The war in Iraq, and the sacrifices of so many, has put a pall over our lives. As we enter another year of war, let’s vow to help these soldiers and their families whenever we can. Whether or not the hardships touch us personally, these men and women are fighting not only for their country but for ours. Standing by them is our obligation, and hopefully, our intent.

Our towns continue to provide their respective citizens with the services they need. Of particular note this year are our emergency responders who always answer the call. Most recently, firefighters responded to a large and, potentially, even more devastating fire in Ayer at Moore Lumber and to a house explosion in Groton. While the scenes were directed by the departments in those specific towns, all responding firefighters worked quickly and together to do the jobs for which they’re trained. In neither case was there an injury. That doesn’t just happen. The danger was there but so, too, was the expertise.

We saw police officers, firefighters and EMTs visiting our schools and our elders, introducing themselves and explaining what they do. This most vital phase of community policing makes these professionals more approachable and less frightening when they come to our homes in times of critical need. These visits are a great service.
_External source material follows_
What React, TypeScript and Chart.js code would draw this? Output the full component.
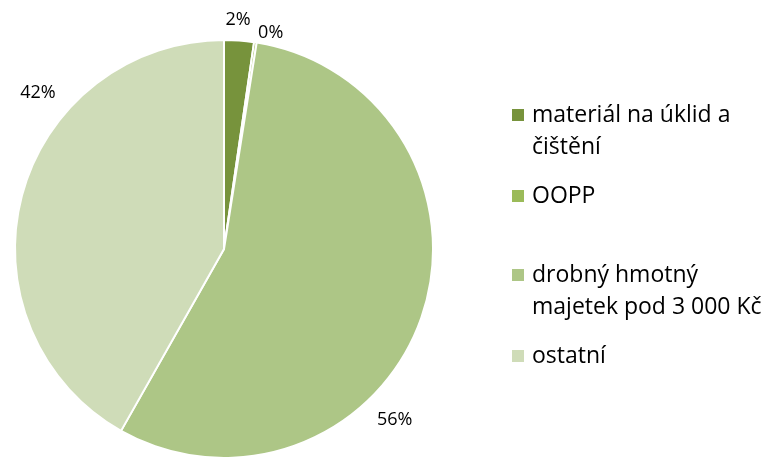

Schools in our towns are doing wonderful things for our children. We carry their stories every week, trying to provide readers with a glimpse into the wonders of these schools. Volunteer education foundations are raising very significant sums of money, enabling purchases and events that augment the educational opportunities for our children.

But as we applaud so many who contribute to our enviable qualities of life, we must consider the largest and often the quietest of our groups: taxpayers. How much longer can individuals and families continue to pay ever-rising property tax bills on top of all the other rising costs of life?

We must make it our business in 2008 to work more closely with our elected senators and representatives to protect the interests of those they represent.

State government should keep its promise and fund Education Reform in all towns and districts. It should fairly reimburse towns with state land and take care, on a timely basis, of the infrastructure for which its responsible.

In 2008, state government should be a more caring and responsible partner by protecting the health and welfare of ALL its towns and cities.